To "delete files carefully", I would recommend either using the interaction flag to rm, or again prefixing with echo

echo rm -i f*o
rm -i f*o

Admittedly neither will give you the list up front as preferred, though.

  • That isn't exactly the behavior I am looking for. You can enter rm b*ld and see that b*ld matches build. – sixtyfootersdude Apr 13 '15 at 16:54
  • @sixtyfootersdude true, but not what you asked for in your Question – roaima Apr 13 '15 at 17:27
  • updated the question to clarify. – sixtyfootersdude Apr 13 '15 at 19:52

Actually the behavior is the following (as of O'Reilly's "Learning the bash Shell").

  1. Esc\ will complete up to the longest common prefix if there is more than one match, or complete the file/directory/... name if there's only one match (adding a / if it is a directory).
  2. Esc* behaves similarly, except that it lists all completions if there is more than one.
  3. Esc= echoes what you would obtain with Esc* and gives back what you typed, without changes.

As an example (I've tried myself), given a directory containing the files

aaabbb  aaaccc  aaaddd
  1. ...$ vi aEsc\ would produce ...$ vi aaa• and leave you in insert mode at the .
  2. ...$ vi aEsc* would produce ...$ vi aaabbb aaaccc aaaddd • and leave you in insert mode at the (as far as I've tried, it adds no / if it is a directory).
  3. ...$ vi aEsc= would echo aaabbb aaaccc aaaddd and give you back ...$ vi a, leaving you in command mode.

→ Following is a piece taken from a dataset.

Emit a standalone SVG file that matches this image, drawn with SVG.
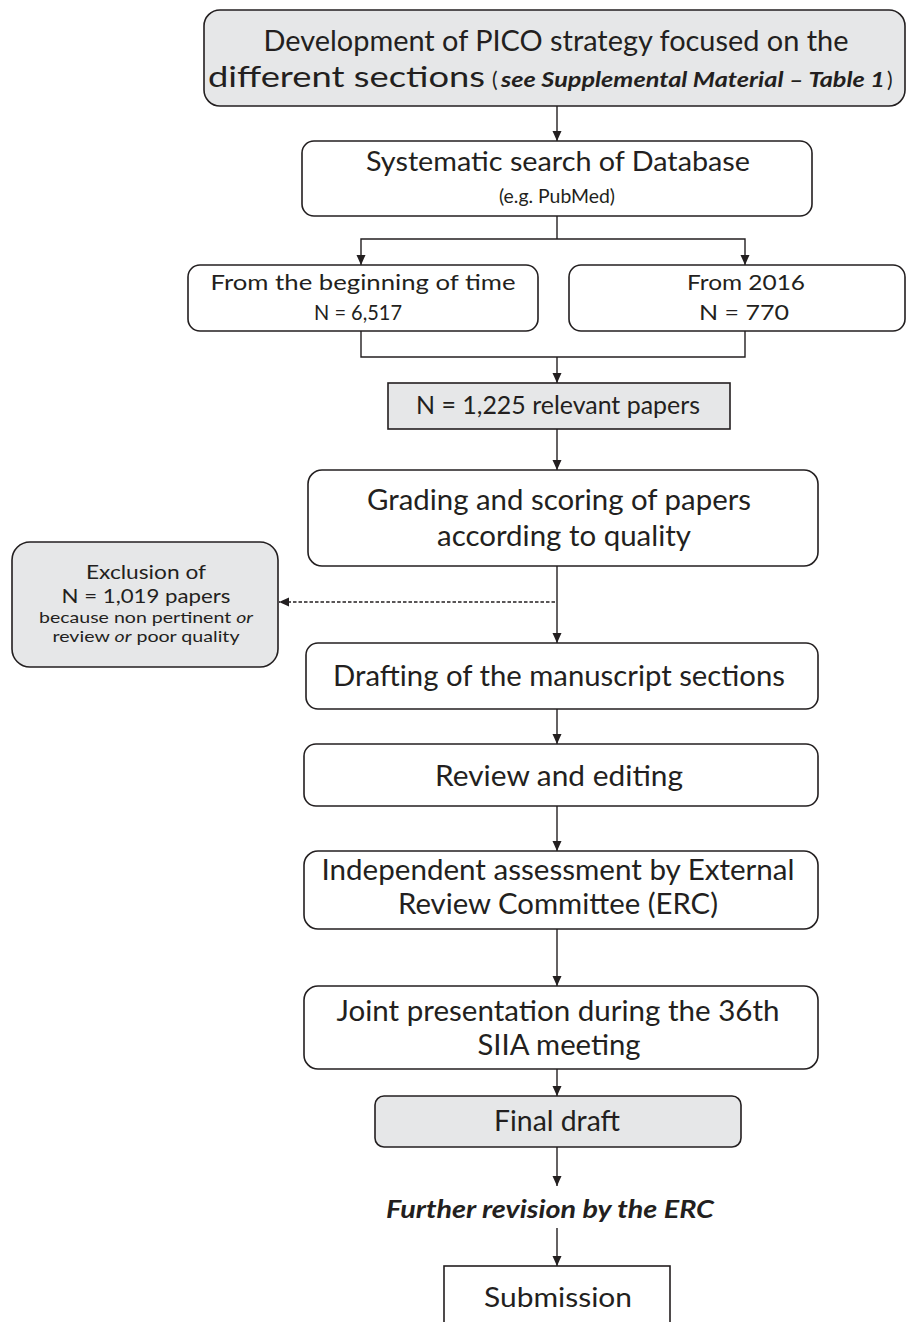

It is clear that the trailing * in the regex you used is implied; you could have written

rm build/ tmp/

and then pressed Esc* on both (yes, as far as I can tell and try, Esc* expands all the wildcards only in the space-delimited word the cursor is on).

But if you put in one wildcard, then the last one is no more implied and you have to supply it explicitly. Indeed, if there is a file named aaazzzwww, then writing a*w, aaazzzw, a*z*, or a*w* and pressing Esc\ would complete to aaazzzwww, but a*z wouldn't!